La menace sur l’emploi plane-t-elle sur les négociations ?

Le réchauffement climatique aura nécessairement un impact sur l’emploi. Mais on peut le voir comme une menace ou une opportunité. La transition risque d’être brutale si elle n’est pas anticipée. Dans le secteur des énergies fossiles, il va bien falloir transformer les emplois si on ne veut pas tous les perdre. L’un des enjeux majeurs consiste à transférer les postes vers les secteurs d’avenir. Ce qui ne sera pas simple car il y aura des transitions potentiellement brutales entre secteurs. Dans le cas du pétrole, on peut penser que sa rareté, si elle est gérée, lui fera prendre de la valeur. Mais l’inverse peut aussi se produire. En devenant plus concurrentielles et plus performantes, les énergies renouvelables peuvent aussi dévaluer très fortement l’or noir, qui deviendrait inutile. Si les énergéticiens n’anticipent pas et n’accompagnent pas les transformations, ils pourraient le payer très cher.

Forme-t-on assez de travailleurs sur les métiers liés au changement climatique ?

Dans les cursus universitaires, y compris dans l’enseignement technique et professionnel, on ne tient pas suffisamment compte de la question des débouchés futurs. C’est évidemment un problème de timing. Il y a donc des enjeux importants au niveau de la formation continue. Le problème, me semble-t-il, est qu’elle est rarement utilisée pour se reconvertir.

Les comportements des consommateurs peuvent-ils contribuer à faire évoluer les modèles de production ?

Leur impact est limité. La consommation des particuliers ne représente que 15 % des émissions de gaz à effet de serre quand tout le reste dépend très largement des entreprises et des pouvoirs publics. Or il y a une grande frilosité de la part de l’État sur l’organisation de l’économie. Pourquoi la France, par exemple, ne lance-t-elle pas de grands programmes d’investissements dans les énergies renouvelables, comme elle l’a fait avec le nucléaire dans les années 1950 et 1960 ? Les pouvoirs publics lâchent trop la bride au marché et à la consommation, tant au niveau sectoriel qu’en matière d’aménagement du territoire.

Que devraient faire les États ?

Il leur revient, notamment dans les pays du Sud, d’organiser les pôles d’activité économique en fonction du changement climatique. Aujourd’hui, de plus en plus de personnes vivent dans des zones à risques, là où se trouvent les opportunités d’emplois. C’est notamment le cas en Chine, où les activités se concentrent dans les villes côtières. Résultat, la population est de plus en plus exposée aux risques climatiques.

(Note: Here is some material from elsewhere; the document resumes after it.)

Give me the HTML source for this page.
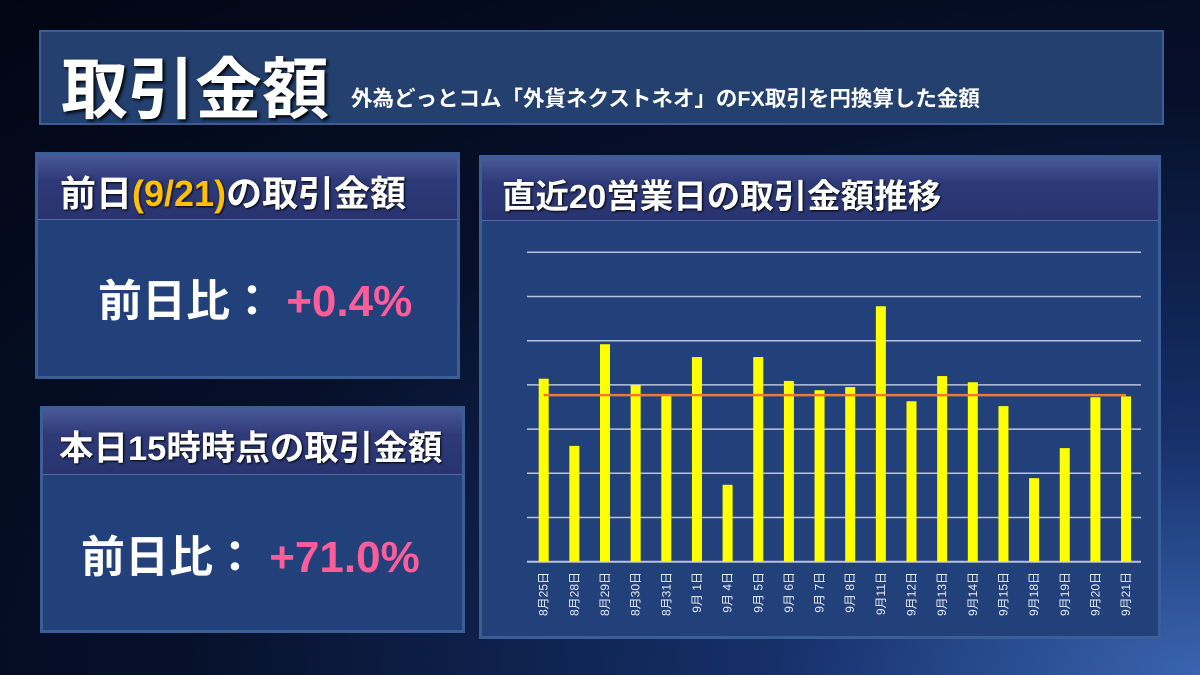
<!DOCTYPE html>
<html><head><meta charset="utf-8"><style>
body{margin:0;width:1200px;height:675px;overflow:hidden;background:radial-gradient(ellipse at 100% 100%,#3a64b0 0%,#16306a 25%,#06102a 60%,#020614 100%);font-family:"Liberation Sans","Noto Sans CJK JP",sans-serif;position:relative}
.box{position:absolute;background:#22407a;border:3px solid #3a5f98;box-sizing:border-box}
.hdr{position:absolute;left:0;right:0;top:0;background:linear-gradient(#4a5898,#2e3a78 40%,#283470);border-bottom:1px solid #5a62a8;color:#fff;font-weight:bold;box-sizing:border-box;text-shadow:1px 1px 2px #000;white-space:nowrap}
.big{position:absolute;color:#fff;font-size:44px;font-weight:bold;white-space:nowrap}
.pk{color:#ff5c9a}
</style></head><body>
<div class="box" style="left:39px;top:30px;width:1125px;height:95px;border:2px solid #3a5f98;background:#23406f">
<span style="position:absolute;left:20px;top:4px;font-size:67px;font-weight:bold;color:#fff;text-shadow:2px 2px 3px #000">取引金額</span>
<span style="position:absolute;left:310px;top:50px;font-size:21.5px;font-weight:bold;color:#fff;white-space:nowrap">外為どっとコム「外貨ネクストネオ」のFX取引を円換算した金額</span>
</div>
<div class="box" style="left:35px;top:152px;width:425px;height:227px">
<div class="hdr" style="height:65px;font-size:36px;padding:10px 0 0 22px">前日<span style="color:#ffc000">(9/21)</span>の取引金額</div>
<div class="big" style="left:60px;top:110px">前日比： <span class="pk">+0.4%</span></div>
</div>
<div class="box" style="left:40px;top:406px;width:425px;height:227px">
<div class="hdr" style="height:66px;font-size:34.5px;padding:11px 0 0 16px">本日15時時点の取引金額</div>
<div class="big" style="left:38px;top:112px">前日比： <span class="pk">+71.0%</span></div>
</div>
<div class="box" style="left:479px;top:155px;width:682px;height:484px">
<div class="hdr" style="height:63px;font-size:33.5px;padding:11px 0 0 20px">直近20営業日の取引金額推移</div>
</div>
<svg id="chart" width="1200" height="675" style="position:absolute;left:0;top:0"></svg>
<script>
const categories=["8月25日","8月28日","8月29日","8月30日","8月31日","9月 1日","9月 4日","9月 5日","9月 6日","9月 7日","9月 8日","9月11日","9月12日","9月13日","9月14日","9月15日","9月18日","9月19日","9月20日","9月21日"];
const values=[4.14,2.62,4.92,4.00,3.77,4.63,1.74,4.63,4.09,3.88,3.95,5.78,3.63,4.20,4.06,3.52,1.89,2.57,3.72,3.74];
const average=[3.77];
const gridTicks=[1,2,3,4,5,6,7];
const ns="http://www.w3.org/2000/svg",svg=document.getElementById('chart');
const y0=561.7,yU=44.2,x0=543.7,step=30.65;
const Y=v=>y0-v*yU, X=i=>x0+i*step;
function mk(t,a){const e=document.createElementNS(ns,t);for(const k in a)e.setAttribute(k,a[k]);svg.appendChild(e);return e;}
gridTicks.forEach(t=>{const l=mk('line',{x1:527,x2:1141,y1:Y(t),y2:Y(t),stroke:'#b8c4dc','stroke-width':1.5});

});
const ax=mk('line',{x1:527,x2:1141,y1:y0,y2:y0,stroke:'#b8c4dc','stroke-width':2});


values.forEach((v,i)=>{const r=mk('rect',{x:X(i)-5,y:Y(v),width:10,height:v*yU,fill:'#ffff00'});

});
const al=mk('line',{x1:X(0),x2:X(values.length-1),y1:Y(average[0]),y2:Y(average[0]),stroke:'#f07830','stroke-width':2.5});


categories.forEach((c,i)=>{const t=mk('text',{x:0,y:0,transform:`translate(${X(i)+4},572) rotate(-90)`,'text-anchor':'end',fill:'#e8ecf4','font-size':'12'});
t.textContent=c;

});
</script>
</body></html>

Pourquoi les pouvoirs publics ne réagissent-ils pas ?

Le sujet est très compliqué. Les gouvernements hésitent, ils cherchent à concilier des intérêts contradictoires et à obtenir un retour immédiat de leurs politiques. En Indonésie, par exemple, la capitale, Jakarta, est très exposée à la montée des eaux et aux catastrophes naturelles. Il a été question de la déplacer. Mais une telle décision, qui consisterait à anticiper les problèmes d’une vingtaine d’années, conduirait à faire des choix radicaux, avec des investissements très lourds. Ce qui ne correspond pas à la temporalité des acteurs politiques.

“Sur le climat, les entreprises ont une vue très court-termiste”

François Gemenne est professeur à Sciences Po, Paris XIII et à L’université libre de Bruxelles. Chercheur en sciences politiques, il est spécialiste des politiques d’adaptation au changement climatique et des migrations environnementales. Il est l’auteur de Géopolitique du climat (éditions Armand Colin) et de L’enjeu mondial. L’environnement (Presses de Sciences Po).